Updated A.Y. 2022-2023
OVERVIEW AND PREREQUISITES
The aim of this course is to provide a survey of state-of-the-art microeconometric techniques. We will cover linear models for longitudinal data and a variety of causal inference designs and methods. We will discuss the strengths and weaknesses of these tools using economic applications.
A willingness to work hard on possibly unfamiliar material is key, and in addition to the material covered in the Mathematics (8011190), Statistics (8010848), and Econometrics (8011571) courses, I also expect that you are reasonably proficient with the Stata statistical software.
Grades will be based on a weighted average of the marks obtained in a final written exam (60%) and an empirical project (40%).

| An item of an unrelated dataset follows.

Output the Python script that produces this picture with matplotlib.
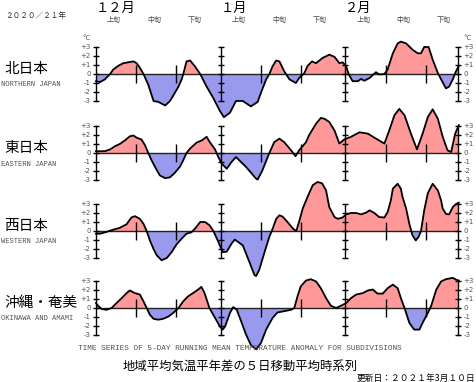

Empirical project: the topic and the research question must be chosen by each student, and groups with a maximum of 3 students are allowed. Each student/group will be responsible for communicating the topic of interest to the teacher, the data sources to be used, and the econometric technique (among those included in the course program) to be applied. All projects must be approved in advance. Each student/group will be responsible for a final presentation of the work (about 30 minutes). All students belonging to a certain group must be able to present the analysis carried out. The last 5 minutes will be reserved for comments/questions. Each group/student must make the presentation available to the rest of the class. For each student, the clarity of the presentation and the ability to answer any questions/comments will be assessed.
TEXTBOOKS AND MATERIAL
The main reference is Wooldridge J.M., (2010), Econometric Analysis of Cross-Section and Panel Data, 2nd ed., MIT Press, Cambridge (MA).
For further study in microeconometrics, I suggest Hansen (2021), Hsiao (2014), Cameron and Trivedi (2005), and Peracchi (2001). Angrist and Pischke (2009) and Cunningham (2021) for a more "applied" perspective.
Hansen B.E., (2020), Econometrics, download the book here.
Peracchi F. (2001), Econometrics, Wiley, Chichester (UK).
Cameron C., Trivedi P.K., (2005), Microeconometrics: methods and applications, Cambridge University Press.
Hsiao C.,(2014), Analysis of Panel Data. Cambridge University Press, New York, NY, 3rd edition.
For a focus on applied issues, see:
Cunningham S., (2021) Causal Inference: The Mixtape. Yale University Press.
Angrist J.D., and Pischke J.-S., (2009), Mostly Harmless Econometrics: An Empiricists’ Companion, Princeton University Press, Princeton.
Lecture notes, slides, and Stata codes will be posted in the material section. Suggestions for further reading will be provided in class.